A lot of beginner coders feel like they've earned a badge after tackling a tough problem and they did. Fair enough. But they don't lose that badge when someone finds a better way to solve that problem. Especially if that person is them.
Working Code Only
In those slow evolving projects where requirements come trickling in like water down a stalactite, partial implementations seem to linger throughout the codebase. The "what ifs" and "we might" functions that are ready to go "just in case" start piling up because half-formed thoughts were uttered in meetings with clients. Clearly, there are a lot of issues with how this process isn't functioning great, but strictly looking at the code and what we can do about it there, you're going to thank yourself down the road if you just leave these half-baked ideas in the documentation and not in your code.

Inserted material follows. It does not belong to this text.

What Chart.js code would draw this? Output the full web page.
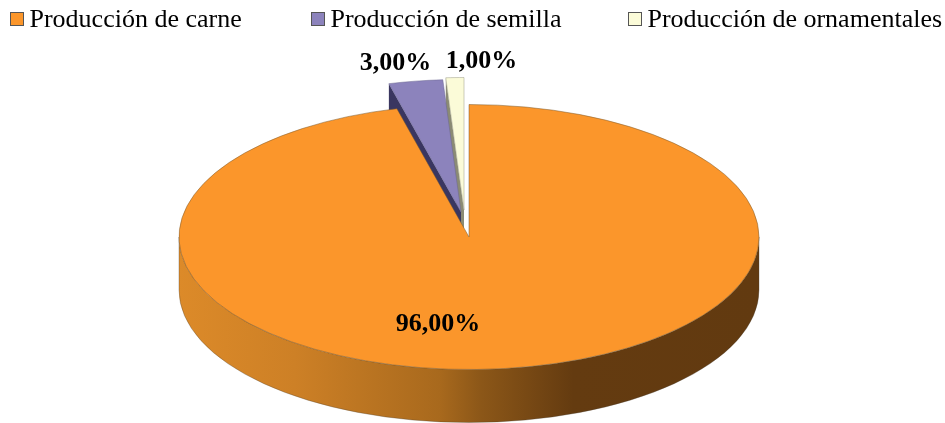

Reading code is a very important skill to have and nothing really loses your trust in some codebase more than tracing through function calls only to find out that none of it actually ever gets called. If you don't want to read code like that, you shouldn't write code like that. Documentation and project tracking tools are where all of those what-ifs belong.
It Becomes a Habit
As you get into the groove of writing lean code with small single-purpose modules, you'll get comfortable with throwing out the stuff you don't need. It also changes the way you write that code in the first place. It's no longer a scratch pad for jotting down ideas or tinkering around until things fall into place. Your effort becomes much more deliberate and intentional. You start to feel an extra weight on your shoulders to have superfluous code lying around. It bugs you. So you delete it. And that brings you joy.